Exercise. With all pictures omitted, return verbatim the lines from the beginning of the records below through the line containing "const xTitle = 'Wavelength (cm-1)';".

>> START

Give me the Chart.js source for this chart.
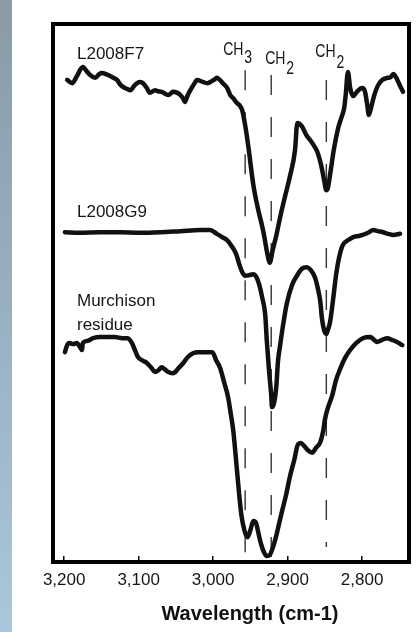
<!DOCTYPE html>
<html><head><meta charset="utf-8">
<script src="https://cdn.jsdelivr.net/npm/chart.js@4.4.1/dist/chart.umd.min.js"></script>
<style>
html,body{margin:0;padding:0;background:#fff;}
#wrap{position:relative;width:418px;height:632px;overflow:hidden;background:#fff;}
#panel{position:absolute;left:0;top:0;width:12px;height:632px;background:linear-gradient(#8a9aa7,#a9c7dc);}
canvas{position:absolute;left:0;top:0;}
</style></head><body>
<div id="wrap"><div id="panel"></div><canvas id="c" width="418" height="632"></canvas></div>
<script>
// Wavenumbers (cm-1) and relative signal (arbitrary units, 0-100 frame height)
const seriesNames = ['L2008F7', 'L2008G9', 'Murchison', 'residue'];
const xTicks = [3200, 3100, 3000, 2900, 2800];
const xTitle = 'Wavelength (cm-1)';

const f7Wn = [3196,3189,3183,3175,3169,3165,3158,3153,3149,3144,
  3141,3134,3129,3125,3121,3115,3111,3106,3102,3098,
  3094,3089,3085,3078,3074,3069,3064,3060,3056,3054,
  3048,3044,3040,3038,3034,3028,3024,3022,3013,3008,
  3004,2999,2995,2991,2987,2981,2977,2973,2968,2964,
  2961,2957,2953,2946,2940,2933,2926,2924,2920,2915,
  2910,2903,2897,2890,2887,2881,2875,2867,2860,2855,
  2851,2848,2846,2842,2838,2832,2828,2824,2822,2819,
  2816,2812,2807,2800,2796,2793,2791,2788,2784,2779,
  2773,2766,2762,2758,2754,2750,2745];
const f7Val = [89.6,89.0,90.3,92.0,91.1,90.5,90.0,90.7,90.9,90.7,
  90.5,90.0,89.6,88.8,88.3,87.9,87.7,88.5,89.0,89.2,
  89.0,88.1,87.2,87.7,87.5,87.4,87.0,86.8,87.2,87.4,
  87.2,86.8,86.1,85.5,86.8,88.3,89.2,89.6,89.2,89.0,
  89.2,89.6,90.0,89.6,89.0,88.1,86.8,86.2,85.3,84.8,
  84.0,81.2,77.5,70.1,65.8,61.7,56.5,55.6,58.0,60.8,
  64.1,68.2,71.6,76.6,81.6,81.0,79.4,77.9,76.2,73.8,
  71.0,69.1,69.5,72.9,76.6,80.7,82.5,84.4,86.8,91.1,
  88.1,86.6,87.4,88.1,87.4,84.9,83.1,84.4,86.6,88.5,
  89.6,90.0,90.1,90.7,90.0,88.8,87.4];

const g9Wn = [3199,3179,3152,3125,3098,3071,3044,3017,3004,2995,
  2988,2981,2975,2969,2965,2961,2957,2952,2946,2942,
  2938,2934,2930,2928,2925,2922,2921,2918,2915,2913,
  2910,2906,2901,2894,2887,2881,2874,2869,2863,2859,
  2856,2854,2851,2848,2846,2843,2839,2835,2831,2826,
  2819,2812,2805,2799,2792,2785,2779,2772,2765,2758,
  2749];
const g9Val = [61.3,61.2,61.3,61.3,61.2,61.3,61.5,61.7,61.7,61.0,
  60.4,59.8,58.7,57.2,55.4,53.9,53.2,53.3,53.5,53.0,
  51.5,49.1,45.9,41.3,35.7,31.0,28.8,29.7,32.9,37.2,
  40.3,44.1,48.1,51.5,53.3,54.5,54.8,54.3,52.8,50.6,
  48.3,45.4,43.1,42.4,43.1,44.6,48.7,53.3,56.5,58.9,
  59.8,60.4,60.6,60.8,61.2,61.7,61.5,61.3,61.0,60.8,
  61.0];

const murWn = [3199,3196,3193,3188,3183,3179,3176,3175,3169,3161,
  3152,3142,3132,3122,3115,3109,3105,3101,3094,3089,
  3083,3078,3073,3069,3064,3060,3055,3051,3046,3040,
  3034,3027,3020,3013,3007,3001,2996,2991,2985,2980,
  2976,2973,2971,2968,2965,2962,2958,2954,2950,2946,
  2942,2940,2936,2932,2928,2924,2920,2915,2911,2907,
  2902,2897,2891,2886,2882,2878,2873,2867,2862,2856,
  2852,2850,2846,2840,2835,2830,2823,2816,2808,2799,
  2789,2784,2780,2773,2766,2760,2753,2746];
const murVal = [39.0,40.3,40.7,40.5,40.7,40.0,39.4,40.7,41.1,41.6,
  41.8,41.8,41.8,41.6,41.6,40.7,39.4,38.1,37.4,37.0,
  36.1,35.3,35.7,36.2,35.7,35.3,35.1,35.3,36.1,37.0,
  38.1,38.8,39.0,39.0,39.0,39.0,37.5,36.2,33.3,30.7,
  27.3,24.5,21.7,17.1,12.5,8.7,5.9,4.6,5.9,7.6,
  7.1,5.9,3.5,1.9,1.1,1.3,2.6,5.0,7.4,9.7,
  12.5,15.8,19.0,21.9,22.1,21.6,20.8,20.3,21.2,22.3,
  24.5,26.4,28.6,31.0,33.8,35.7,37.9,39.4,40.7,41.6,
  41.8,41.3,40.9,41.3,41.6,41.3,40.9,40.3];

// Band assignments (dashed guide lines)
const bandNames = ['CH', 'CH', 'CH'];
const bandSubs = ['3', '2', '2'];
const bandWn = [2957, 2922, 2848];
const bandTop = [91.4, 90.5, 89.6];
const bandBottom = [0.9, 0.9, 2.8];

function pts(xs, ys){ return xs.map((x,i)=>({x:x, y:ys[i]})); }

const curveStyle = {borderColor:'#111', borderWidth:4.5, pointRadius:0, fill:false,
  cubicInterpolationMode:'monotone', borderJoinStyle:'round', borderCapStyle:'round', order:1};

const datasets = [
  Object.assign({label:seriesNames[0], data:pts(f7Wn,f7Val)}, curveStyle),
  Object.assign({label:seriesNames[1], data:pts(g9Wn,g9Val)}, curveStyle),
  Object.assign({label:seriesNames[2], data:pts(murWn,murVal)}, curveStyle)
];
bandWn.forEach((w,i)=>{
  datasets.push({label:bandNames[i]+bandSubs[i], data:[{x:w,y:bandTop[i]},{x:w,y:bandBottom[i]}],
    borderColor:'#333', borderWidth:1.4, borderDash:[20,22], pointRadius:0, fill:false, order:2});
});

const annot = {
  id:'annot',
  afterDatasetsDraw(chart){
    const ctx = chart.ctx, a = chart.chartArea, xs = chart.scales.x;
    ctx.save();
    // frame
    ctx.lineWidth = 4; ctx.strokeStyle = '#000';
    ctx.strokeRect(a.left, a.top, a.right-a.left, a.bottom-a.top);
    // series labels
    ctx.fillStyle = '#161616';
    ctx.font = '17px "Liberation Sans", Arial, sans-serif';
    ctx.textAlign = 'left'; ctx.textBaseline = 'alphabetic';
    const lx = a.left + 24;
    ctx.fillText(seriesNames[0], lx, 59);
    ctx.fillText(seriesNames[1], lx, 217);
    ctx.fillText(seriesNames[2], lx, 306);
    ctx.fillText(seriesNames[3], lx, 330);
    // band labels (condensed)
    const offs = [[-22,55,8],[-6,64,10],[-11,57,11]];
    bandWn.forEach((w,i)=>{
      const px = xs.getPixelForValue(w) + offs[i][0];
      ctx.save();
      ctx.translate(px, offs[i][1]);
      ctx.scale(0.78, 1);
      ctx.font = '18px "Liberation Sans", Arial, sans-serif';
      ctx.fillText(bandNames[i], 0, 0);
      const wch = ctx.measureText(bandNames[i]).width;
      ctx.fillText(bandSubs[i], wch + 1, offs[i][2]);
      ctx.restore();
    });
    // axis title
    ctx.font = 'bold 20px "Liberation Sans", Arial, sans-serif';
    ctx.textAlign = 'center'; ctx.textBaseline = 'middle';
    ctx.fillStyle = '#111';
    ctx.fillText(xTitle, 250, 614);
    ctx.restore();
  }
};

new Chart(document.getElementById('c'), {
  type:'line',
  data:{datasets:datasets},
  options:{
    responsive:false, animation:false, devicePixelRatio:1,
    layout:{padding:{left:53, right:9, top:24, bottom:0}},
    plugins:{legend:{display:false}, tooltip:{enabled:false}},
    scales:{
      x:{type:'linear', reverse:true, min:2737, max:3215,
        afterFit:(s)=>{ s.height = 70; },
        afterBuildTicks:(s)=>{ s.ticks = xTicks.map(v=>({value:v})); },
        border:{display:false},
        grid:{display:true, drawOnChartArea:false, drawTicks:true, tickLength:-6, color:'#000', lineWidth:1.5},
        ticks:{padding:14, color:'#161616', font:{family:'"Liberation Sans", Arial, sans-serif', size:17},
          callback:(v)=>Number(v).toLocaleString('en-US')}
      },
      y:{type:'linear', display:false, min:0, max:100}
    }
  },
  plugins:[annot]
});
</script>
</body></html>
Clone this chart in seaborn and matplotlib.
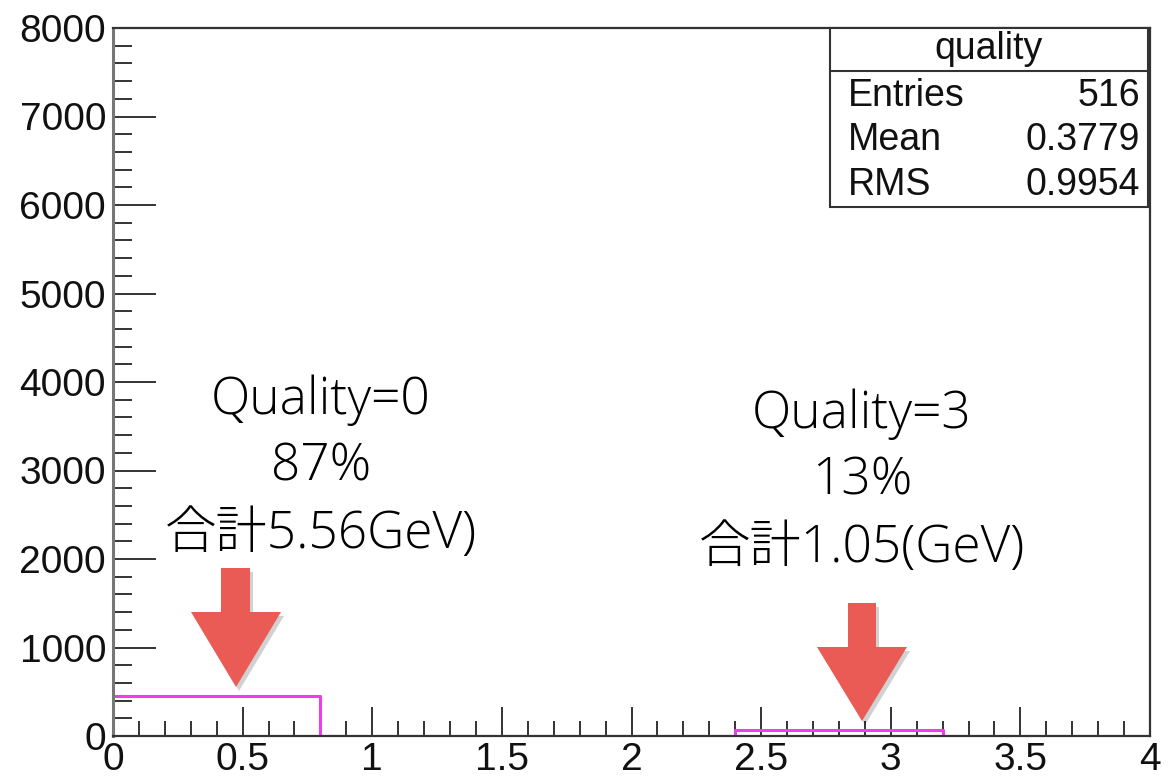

>> END

Solution to this problem.
Give me the Chart.js source for this chart.
<!DOCTYPE html>
<html><head><meta charset="utf-8">
<script src="https://cdn.jsdelivr.net/npm/chart.js@4.4.1/dist/chart.umd.min.js"></script>
<style>
html,body{margin:0;padding:0;background:#fff;}
#wrap{position:relative;width:418px;height:632px;overflow:hidden;background:#fff;}
#panel{position:absolute;left:0;top:0;width:12px;height:632px;background:linear-gradient(#8a9aa7,#a9c7dc);}
canvas{position:absolute;left:0;top:0;}
</style></head><body>
<div id="wrap"><div id="panel"></div><canvas id="c" width="418" height="632"></canvas></div>
<script>
// Wavenumbers (cm-1) and relative signal (arbitrary units, 0-100 frame height)
const seriesNames = ['L2008F7', 'L2008G9', 'Murchison', 'residue'];
const xTicks = [3200, 3100, 3000, 2900, 2800];
const xTitle = 'Wavelength (cm-1)';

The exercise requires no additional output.